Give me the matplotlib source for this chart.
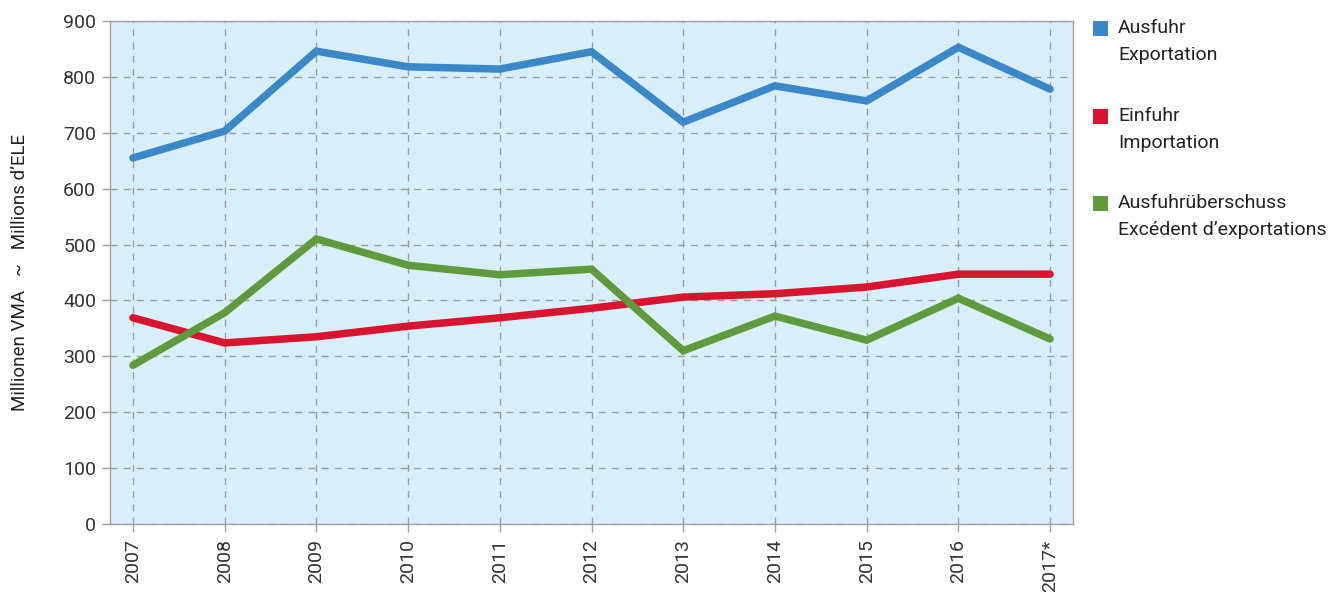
import matplotlib
matplotlib.use("Agg")
import matplotlib.pyplot as plt
from matplotlib.patches import Rectangle

years = ["2007", "2008", "2009", "2010", "2011", "2012", "2013", "2014", "2015", "2016", "2017*"]
ausfuhr = [655, 703, 846, 818, 814, 845, 719, 784, 757, 853, 778]
einfuhr = [369, 324, 335, 354, 369, 386, 406, 412, 424, 447, 447]
ueberschuss = [284, 378, 510, 463, 446, 456, 310, 372, 329, 404, 331]
yticks = [0, 100, 200, 300, 400, 500, 600, 700, 800, 900]

series_labels = ["Ausfuhr\nExportation", "Einfuhr\nImportation",
                 "Ausfuhrüberschuss\nExcédent d\u2019exportations"]
colors = ["#3b88c9", "#d8142e", "#5f9b3c"]

plt.rcParams['font.family'] = ['Roboto', 'DejaVu Sans']

fig = plt.figure(figsize=(13.34, 5.97), dpi=100)
ax = fig.add_axes([110/1334, 1 - 524/597, (1073-110)/1334, (524-21)/597])
ax.set_facecolor("#d8eff9")

x = list(range(len(years)))
for vals, c in zip([ausfuhr, einfuhr, ueberschuss], colors):
    ax.plot(x, vals, color=c, lw=5.4, solid_capstyle='round', solid_joinstyle='miter', zorder=3)

ax.set_xlim(-0.25, len(years) - 1 + 0.25)
ax.set_ylim(0, 900)
ax.set_yticks(yticks)
ax.set_xticks(x)
ax.set_xticklabels(years, rotation=90)
ax.grid(True, color="#9c9c9c", linestyle=(0, (5, 4.5)), lw=1.0)
ax.set_axisbelow(True)
for s in ax.spines.values():
    s.set_color("#a0a0a0")
    s.set_linewidth(1.0)
ax.tick_params(axis='both', colors="#a0a0a0", labelcolor="#333333", labelsize=14, length=6, width=1.0)
ax.tick_params(axis='y', pad=4)
ax.tick_params(axis='x', pad=5)

fig.text(20/1334, 1 - 272/597, "Millionen VMA   ~   Millions d\u2019ELE", rotation=90,
         ha='center', va='center', fontsize=13.5, color="#222222")

# legend
ys = [28, 116, 203]
for y, c, lab in zip(ys, colors, series_labels):
    fig.patches.append(Rectangle((1093/1334, 1 - (y + 8)/597), 15/1334, 15/597,
                                 transform=fig.transFigure, facecolor=c, edgecolor='none'))
    fig.text(1118/1334, 1 - (y - 9)/597, lab, ha='left', va='top', fontsize=14,
             color="#222222", linespacing=1.62)

fig.savefig("out.png", dpi=100)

### [Set exercise]
Your task is to restate word for word the lines from the top of the data to the line containing "700, 800, 900]", both ends included, with every picture left out.

### [Answer for the task]
Give me the matplotlib source for this chart.
import matplotlib
matplotlib.use("Agg")
import matplotlib.pyplot as plt
from matplotlib.patches import Rectangle

years = ["2007", "2008", "2009", "2010", "2011", "2012", "2013", "2014", "2015", "2016", "2017*"]
ausfuhr = [655, 703, 846, 818, 814, 845, 719, 784, 757, 853, 778]
einfuhr = [369, 324, 335, 354, 369, 386, 406, 412, 424, 447, 447]
ueberschuss = [284, 378, 510, 463, 446, 456, 310, 372, 329, 404, 331]
yticks = [0, 100, 200, 300, 400, 500, 600, 700, 800, 900]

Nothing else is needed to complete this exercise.